Op grond van de stukken en het verhandelde ter zitting is gebleken dat voor verdachte een situatie is ontstaan waarin hij zich meende te moeten verdedigen. Hierbij is van belang dat verdachte terwijl hij kennelijk met de rug naar de dader stond, een harde trap in zijn zij voelde, zich als reactie direct omdraaide en dat direct hierna aangever, de enige die boos keek, op hem afkwam. Gelet op het korte tijdsbestek waarbinnen dit plaatsvond heeft zich naar het oordeel van het hof dan ook een situatie voorgedaan die door verdachte redelijkerwijs kon worden aangemerkt als ogenblikkelijke wederrechtelijke aanranding waartegen hij zich had te verdedigen. Voor de verdachte bestond geen reële mogelijkheid om zich te onttrekken aan de
vermeendedader, zijnde aangever, nu het incident plaatsvond in een discotheek op een drukke trap. Verdachte heeft gereageerd door aangever met kracht een vuistslag tegen zijn linkeroog te geven. Het hof acht deze reactie, gelet op de omstandigheid dat verdachte niet meer fysiek werd aangevallen, disproportioneel en verwerpt daarom het beroep op (putatief) noodweer.
De vraag die het hof vervolgens dient te beantwoorden is of aan verdachte een beroep op (putatief) noodweerexces toekomt.
Het hof acht in dit verband de verklaring van verdachte, dat hij als gevolg van de harde trap in zijn zij en de omstandigheid dat aangever kort hierna boos op hem afkwam, terwijl hij zich op een trap bevond in een positie lager dan aangever en waar het druk was, uit schrik en angst aangever heeft gestompt aannemelijk. Gelet hierop is naar het oordeel van het hof aannemelijk geworden dat sprake was van een hevige gemoedsbeweging bij verdachte, waardoor hij het bewezen verklaarde handelen heeft begaan. Zijn - buitenproportionele - handelen is daardoor verontschuldigbaar. Het beroep op putatief noodweerexces slaagt.
Verdachte is niet strafbaar en wordt ten aanzien van het bewezen verklaarde ontslagen van alle rechtsvervolging.

BESLISSING

Het hof:
Vernietigt het vonnis waarvan beroep en doet opnieuw recht:
Verklaart zoals hiervoor overwogen bewezen dat de verdachte het ten laste gelegde heeft begaan.

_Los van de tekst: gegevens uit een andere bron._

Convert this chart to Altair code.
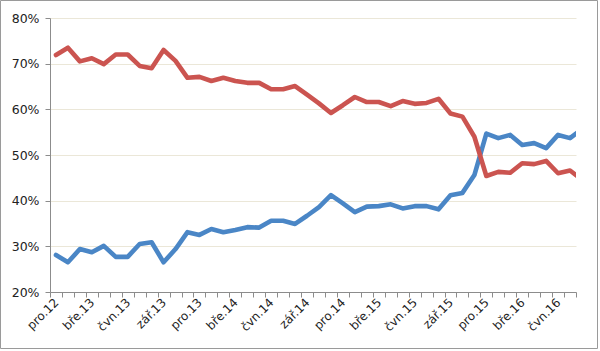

Verklaart niet bewezen hetgeen de verdachte meer of anders is ten laste gelegd dan hierboven is bewezen verklaard en spreekt de verdachte daarvan vrij.
Verklaart bewezen verklaarde strafbaar, kwalificeert dit als hiervoor vermeld, verklaart de verdachte niet strafbaar en
ontslaat de verdachte te dier zake van alle rechtsvervolging.
Aldus gewezen door
mr. J. Hielkema, voorzitter,
mr. G.M. Meijer-Campfens en mr. A. Dijkstra, raadsheren,
in tegenwoordigheid van mr. K. van der Meulen, griffier,
en op 25 maart 2014 ter openbare terechtzitting uitgesproken.
mr. A. Dijkstra is buiten staat dit arrest mede te ondertekenen.